Brown Pelicans and Double-crested Cormorants share the waterways of San Francisco Bay.
You know I’m into “mixed use” and reclamation as it relates to viable, urban habitat for wildlife. Seeing a goose, for example, with its wings outstretched against a backdrop of Port of Oakland shipping cranes is just awesome to me. The very land where the goose forages and rests is reclaimed from former wasteland, landfill or pavement — now a thriving habitat that now supports a vast array of waterfowl and shorebirds. Middle Harbor Shoreline is one such place in Oakland, worth a visit for its odd placement. It’s a strip of green space stuffed in one of the country’s busiest, working ports.
These shots were taken in Marin, not at Middle Harbor — in case you drive to Middle Harbor, hoping to see these pelicans.
The downside of this side-by-side existence is the devastating effect on wildlife when something goes awry in the shipping channels — as it did with the Cosco Busan oil spill in 2007. I’ve never adequately described my experience working to rescue birds on that spill. It was one of the most sobering and formative experiences in my work with animals. I dare say, it changed me forever. Someday, I’ll muster the words to relay how it felt to witness that level of suffering in the face of human negligence.
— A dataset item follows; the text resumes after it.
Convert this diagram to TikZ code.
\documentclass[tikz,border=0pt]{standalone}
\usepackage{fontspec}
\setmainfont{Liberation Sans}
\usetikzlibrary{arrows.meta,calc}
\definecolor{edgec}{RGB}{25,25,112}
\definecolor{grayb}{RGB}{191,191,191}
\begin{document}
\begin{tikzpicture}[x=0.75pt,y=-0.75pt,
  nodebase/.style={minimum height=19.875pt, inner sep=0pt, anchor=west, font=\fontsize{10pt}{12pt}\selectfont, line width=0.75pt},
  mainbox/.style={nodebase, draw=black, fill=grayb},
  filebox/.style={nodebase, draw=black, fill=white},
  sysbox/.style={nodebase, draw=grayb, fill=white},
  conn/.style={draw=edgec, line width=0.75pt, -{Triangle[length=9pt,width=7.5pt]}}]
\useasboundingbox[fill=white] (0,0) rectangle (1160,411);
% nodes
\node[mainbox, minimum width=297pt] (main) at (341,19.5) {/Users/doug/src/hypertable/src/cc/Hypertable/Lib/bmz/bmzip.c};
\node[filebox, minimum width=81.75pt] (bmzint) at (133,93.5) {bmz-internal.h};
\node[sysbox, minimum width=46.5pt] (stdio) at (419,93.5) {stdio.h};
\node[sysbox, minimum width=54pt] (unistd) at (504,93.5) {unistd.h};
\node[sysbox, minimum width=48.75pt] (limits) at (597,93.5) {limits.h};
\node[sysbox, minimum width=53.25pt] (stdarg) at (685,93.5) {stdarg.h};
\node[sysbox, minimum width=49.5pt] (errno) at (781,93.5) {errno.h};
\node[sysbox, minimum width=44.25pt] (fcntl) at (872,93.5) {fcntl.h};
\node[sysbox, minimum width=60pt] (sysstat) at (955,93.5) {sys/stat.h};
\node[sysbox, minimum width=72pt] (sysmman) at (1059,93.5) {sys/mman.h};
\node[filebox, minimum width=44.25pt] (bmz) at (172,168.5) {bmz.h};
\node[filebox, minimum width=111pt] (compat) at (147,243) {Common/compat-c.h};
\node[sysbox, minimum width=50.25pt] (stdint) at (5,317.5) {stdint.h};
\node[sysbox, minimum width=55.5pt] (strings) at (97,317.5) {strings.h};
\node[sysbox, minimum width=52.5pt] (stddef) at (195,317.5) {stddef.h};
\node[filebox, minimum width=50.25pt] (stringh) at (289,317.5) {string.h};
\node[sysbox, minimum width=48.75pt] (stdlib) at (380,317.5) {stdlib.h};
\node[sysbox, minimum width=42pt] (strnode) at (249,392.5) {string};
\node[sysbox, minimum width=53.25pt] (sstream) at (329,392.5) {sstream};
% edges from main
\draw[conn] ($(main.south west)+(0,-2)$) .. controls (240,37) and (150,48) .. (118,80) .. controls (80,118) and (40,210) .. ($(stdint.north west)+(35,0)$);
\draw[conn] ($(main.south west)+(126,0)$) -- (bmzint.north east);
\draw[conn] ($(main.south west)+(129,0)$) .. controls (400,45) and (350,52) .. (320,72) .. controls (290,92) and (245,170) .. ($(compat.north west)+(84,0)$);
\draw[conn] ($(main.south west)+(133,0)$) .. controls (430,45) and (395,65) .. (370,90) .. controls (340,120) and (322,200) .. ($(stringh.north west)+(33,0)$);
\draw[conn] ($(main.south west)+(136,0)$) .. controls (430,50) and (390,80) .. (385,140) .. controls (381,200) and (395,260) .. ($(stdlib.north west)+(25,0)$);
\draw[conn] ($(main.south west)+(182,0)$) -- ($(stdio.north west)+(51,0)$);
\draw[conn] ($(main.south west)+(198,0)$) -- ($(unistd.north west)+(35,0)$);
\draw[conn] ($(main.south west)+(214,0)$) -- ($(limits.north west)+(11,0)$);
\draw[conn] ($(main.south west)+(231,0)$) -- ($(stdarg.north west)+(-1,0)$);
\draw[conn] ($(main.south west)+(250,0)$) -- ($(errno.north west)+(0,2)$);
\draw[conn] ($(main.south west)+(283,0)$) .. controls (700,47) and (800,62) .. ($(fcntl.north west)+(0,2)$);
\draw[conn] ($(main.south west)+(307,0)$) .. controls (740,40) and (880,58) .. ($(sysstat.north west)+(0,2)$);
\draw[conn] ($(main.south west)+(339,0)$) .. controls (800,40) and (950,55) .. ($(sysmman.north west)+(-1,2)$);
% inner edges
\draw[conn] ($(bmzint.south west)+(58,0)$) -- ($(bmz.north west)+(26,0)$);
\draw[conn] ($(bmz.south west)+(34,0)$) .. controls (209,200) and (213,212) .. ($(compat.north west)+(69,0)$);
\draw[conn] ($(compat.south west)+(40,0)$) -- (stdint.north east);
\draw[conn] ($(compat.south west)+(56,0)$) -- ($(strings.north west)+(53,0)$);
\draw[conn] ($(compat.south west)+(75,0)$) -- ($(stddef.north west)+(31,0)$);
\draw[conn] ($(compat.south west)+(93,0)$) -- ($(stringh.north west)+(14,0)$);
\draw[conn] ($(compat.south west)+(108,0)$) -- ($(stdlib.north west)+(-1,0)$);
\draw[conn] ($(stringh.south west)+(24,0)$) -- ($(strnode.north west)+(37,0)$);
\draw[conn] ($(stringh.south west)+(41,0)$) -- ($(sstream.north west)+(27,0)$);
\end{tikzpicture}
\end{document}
Somewhat related, a commenter at this blog (Tovar) recently posted a piece at his own blog, on the topic of “wildness”: What constitutes “wild” in animals? What does “natural” mean in a habitat sense? It may seem self-serving for me to link out to his post, since Tovar used a few of my photos to illustrate it. That’s actually the reason I know about his post. But I mention it simply for his thoughts on the topic of wildness — as he watched a pair of mallards huddled in an urban puddle. His questions caused me to more deeply consider some of my own notions of wild animals as they live and coexist with us in our human-created environments.
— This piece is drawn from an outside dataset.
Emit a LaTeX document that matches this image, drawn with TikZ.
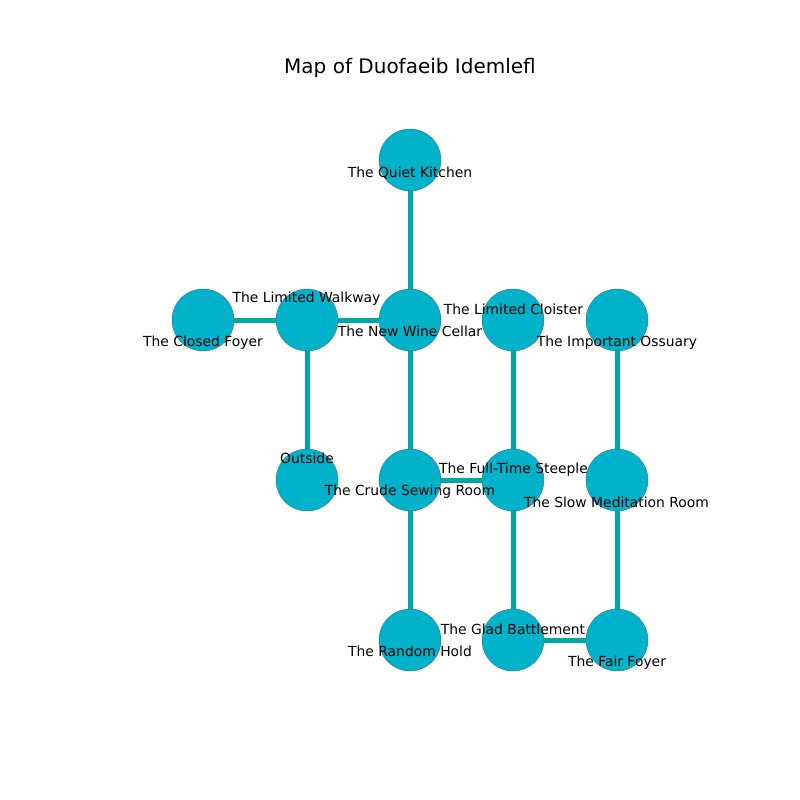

FYI: Tovar is a hunter who addresses some ethical considerations surrounding the practice of hunting, so I do appreciate his thoughtfulness — even if my experience of hunting hasn’t been, as some of you know, all that palatable. In other words, no fisticuffs on the hunting issue today. Maybe on Sunday, though.
In the meantime, enjoy pelicans and cormorants with a view to ferrying, dredging, sailing and yachting. I wonder what they make of it all. Maybe it’s just “dude, you missed a feather.” A day in the life of a preening, San Francisco Pelecanus occidentalis.
The photos: Shot with my E-3 and Zuiko 70-300mm lens. I have a few favorite spots around the Bay where I’m often lucky to commune with pelicans. Well, I’m communing. I’m not sure they see it the same way. That 70-300 lens, as I mention once in a while, is a 600mm equivalent since I’m shooting with a four-thirds camera, meaning crop factor of 2. All of that is to say, I’m usually at quite a distance. At full extension, 300mm, unless the subject/animals is relatively close, I lose sharpness and clarity in my images. The ideal photo usually comes about when I can fill the frame with my subject. Someday, I’d love to have this lens, also a Zuiko. I can only dream of the results shooting with that lens — a seven grand dream.
Thanks for your fine words, great images, and generous mentions, Ingrid.